Nicoli Macedo ainda guarda os desenhos do filho em seu apartamento em Lisboa Crédito: Renato Velasco

Nicoli Macedo ainda guarda os desenhos do filho em seu apartamento em Lisboa Crédito: Renato Velasco

Mães suprimidas

Mulheres sofrem com a distância dos filhos porque Justiça privilegia a paternidade dos homens

06/09/2024 às 14:20 | 8 min de leitura | Edição Impressa

Adriana Botelho, de 50 anos, diz lembrar como se fosse hoje o dia em que sua filha, então com 7 anos, foi retirada de sua casa, em Salvador, pela Polícia Federal em dezembro de 2011, numa ação a pedido do pai da garota. O homem, um português, alegara que a mulher tirara sua filha de Portugal sem o seu consentimento. A primeira instância da Justiça brasileira concordou com os argumentos do progenitor, que recorreu à Convenção de Haia para obter a guarda da filha. A decisão, lembra Adriana, fora expedida às 7h30 e, segundo ela, em menos de três horas, agentes da Polícia Federal estavam na sua porta para buscar a menina e entregá-la ao consulado português. “Entrei na viatura da PF abraçada à minha filha. Chegando lá, tive trinta minutos para entregar minha filha ao cônsul”, narra. Adriana contou que o pai da menina, que a aguardava no endereço, embarcou no mesmo dia com a criança de volta para Portugal. No dia seguinte, a instância imediatamente superior da Justiça brasileira ordenou a permanência da criança no Brasil, mas era tarde para a mãe. Ao contrário da primeira decisão, o juiz levou em consideração os argumentos de Adriana, que disse ter fugido da violência doméstica de que era vítima e, sem amparo, decidiu retornar ao seu país, levando junto a filha. Atualmente com 19 anos, a menina mora em Portugal e não vê a mãe.
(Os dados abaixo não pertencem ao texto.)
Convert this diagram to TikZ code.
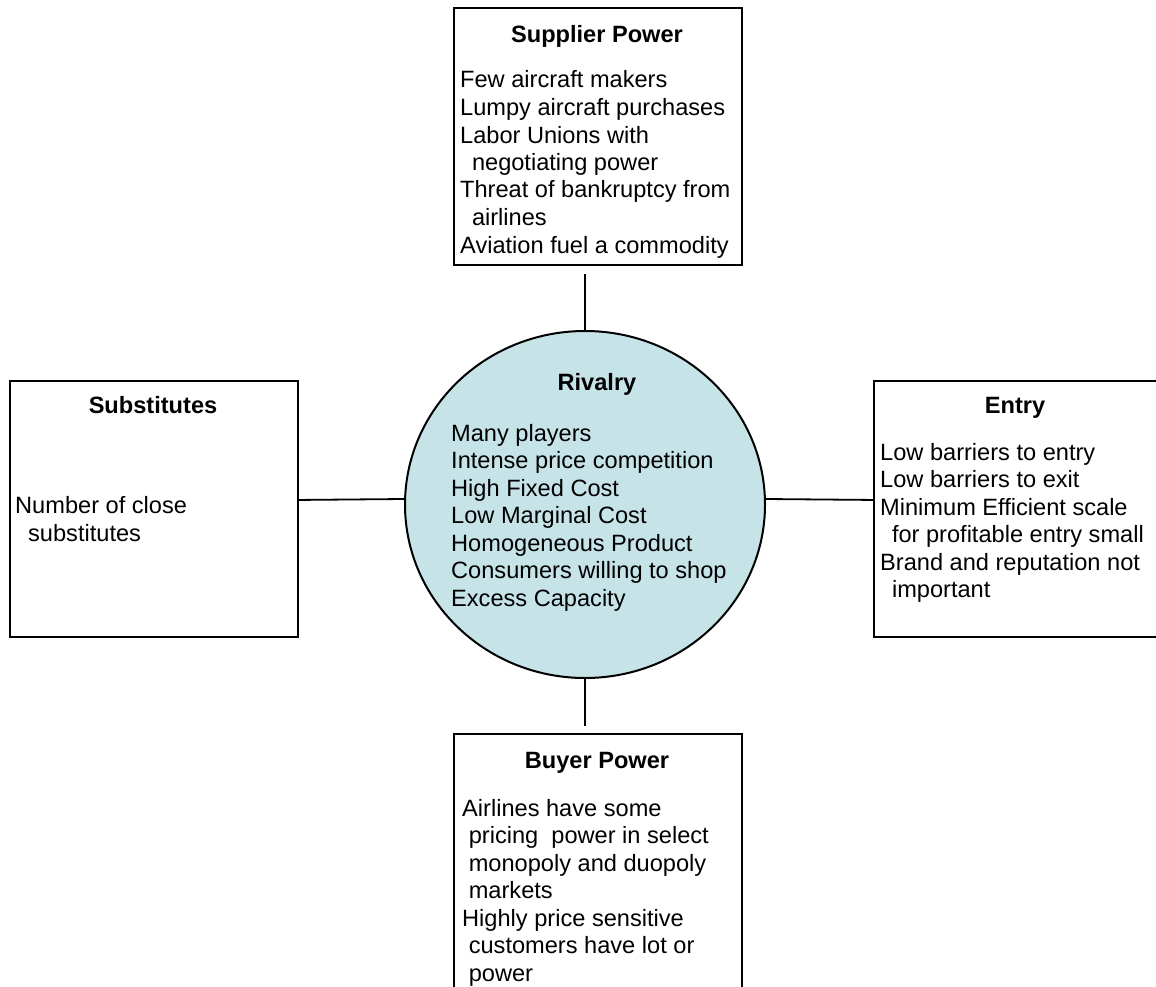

Para a jovem, disse Adriana, ela fora abandonada pela genitora.

(ATUALIZAÇÃO*: O texto está diferente do que foi publicado na edição impressa. Por erro de edição, algumas informações foram trocadas. Confira o que foi alterado no fim da reportagem.)

  O Brasil é signatário desde 1º de janeiro de 2000 da Convenção de Haia, um documento internacional assinado 20 anos antes por 103 países, com o objetivo de evitar o deslocamento de crianças do país onde habitualmente residem ou a retenção ilegal de menores de 16 anos no exterior. Quando o protocolo fora discutido, nos anos 1980, a maioria dos casos de subtração de crianças era cometida pelos progenitores homens, descontentes com a atribuição da guarda às mães. Não era incomum, à época, que homens raptassem os filhos —ora para punir a ex-mulher ora porque se acreditava movido por algum sentimento de injustiça— e os levavam para o exterior. Quarenta anos depois da concepção do instrumento, são as mulheres, antes protegidas, as principais vítimas de decisões que, não raro, privilegiam a paternidade dos homens em detrimento da segurança das mães e das próprias crianças. Não é que haja uma conspiração global para a retirada de filhos de suas mães, mas a forma como os dois primeiros artigos da convenção fora redigidos —e, como se disse, a urgência de se devolver a criança ao lar— faz com que os juízes, de modo geral, tratem como secundários os motivos que levaram a mulher a abandonar a casa e levar consigo o filho ou a filha. Isso se tornou habitual, por exemplo, em episódios de violência doméstica, como o alegado caso de Adriana, citada no começo da reportagem. O primeiro artigo da Convenção de Haia é categórico ao afirmar que seu objetivo é “assegurar o retorno imediato de crianças ilicitamente transferidas” de suas residências; o segundo afirma que os países signatários do documento precisam adotar “procedimentos de urgência”. Ou seja, o documento começa dando à urgência o tom com que as decisões judiciais precisam ser tomadas e os procedimentos que devem ser adotados.